[Você pode ler este texto ao som de Speaking of Truth]
Você vem atrás e eu recuo, dou umas risadas e sumo por horas. Esqueço de você, não da vida. Continuo andando por aí, vendo outras pessoas, indo a outros bares, comendo nos mesmos lugares que comi com você. Não dói em mim, nunca doeu. Esqueço um pouco de quem você era e, de vez em quando, esqueço também o seu nome. No fim das contas, você virou um contato fantasma na agenda do meu celular. E não te digo isso com clareza, não te digo nada. Só rio e as minhas palavras digitalizadas ecoam na sua cabeça como se a gente estivesse num corredor vazio com paredes molhadas. Não estamos, você está. Eu já fui embora.
Não te digo porque seria cruel, ou é cruel justamente porque não te digo nada? Uma vez tentei dizer e fui apedrejado em praça pública. Não consigo forjar interesse, desculpa, não consigo fingir que gosto de você. Me escondo nas conversas não respondidas, me escondo nos dois tiques azuis que cortam mais que navalha. Sufoco você aos poucos, mas não é com a minha presença. Pelo contrário, é pela ausência. Eu consigo ser um fantasma pior do que você é: te assombro de verdade, sou teu homem do talvez, sou teu homem que nunca foi de verdade. Eu rastejo por aí, e você mal sabe que não existe antídoto pra esses casos parasitários. Porque você gosta, porque você quer, não é? Por que você insiste em mim?

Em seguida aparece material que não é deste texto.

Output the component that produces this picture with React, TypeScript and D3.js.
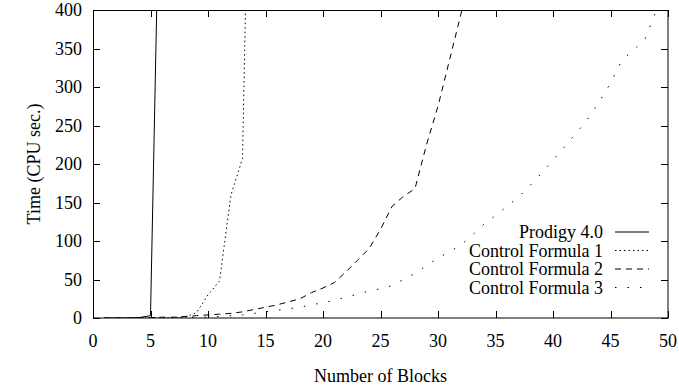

“É porque eu não quero me apaixonar”, mas não é. Minto pra você e pra todo mundo que não embarca no primeiro grupo de interesses meus. Se você dependesse de mim pra te salvar numa Arca de Noé, morreria. Morreria numa solidão animalesca que se alastra mais que alguma praga do Egito Antigo. Morreria num eterno vai-mas-não-vai, num eterno carinho de migalhas que é tudo o que eu te ofereço. Você não percebe, mas eu só não digo com todas as palavras porque grito com o meu corpo. Grito na manhã seguinte quando deixo o outro lado da tua cama desarrumado, grito quando finjo que não te vi quando já estava em outra. Grito tanto e você não escuta, grito feito louco enquanto viro dois copos numa balada qualquer em que você não está. Não me lembro de você, desculpa, mas qual é mesmo o seu nome?
Não adianta sentir raiva de mim porque você é um pouco como eu. Se você me acusa agora, você também deveria apontar o dedo pro peito e atirar. Fuzile-se. Engatilhe a arma na boca e dispare. Não é isso que você quer fazer comigo? Se eu sou teu homem do talvez, você já foi o talvez de alguém. E pode parecer cruel pra caramba (só porque é com você), mas quando foi com outro alguém, você nem se sentiu mal, não foi? É assim mesmo, essa nossa doce ilusão de que só é dor se for com a gente, só é péssimo quando machuca. No fundo, estamos todos cercados de arames farpados pra cortar quem passa pela gente. Você vem atrás e eu sorrio, finjo que tá tudo bem e nunca te digo que, na verdade, você não me interessa. Nem você diz.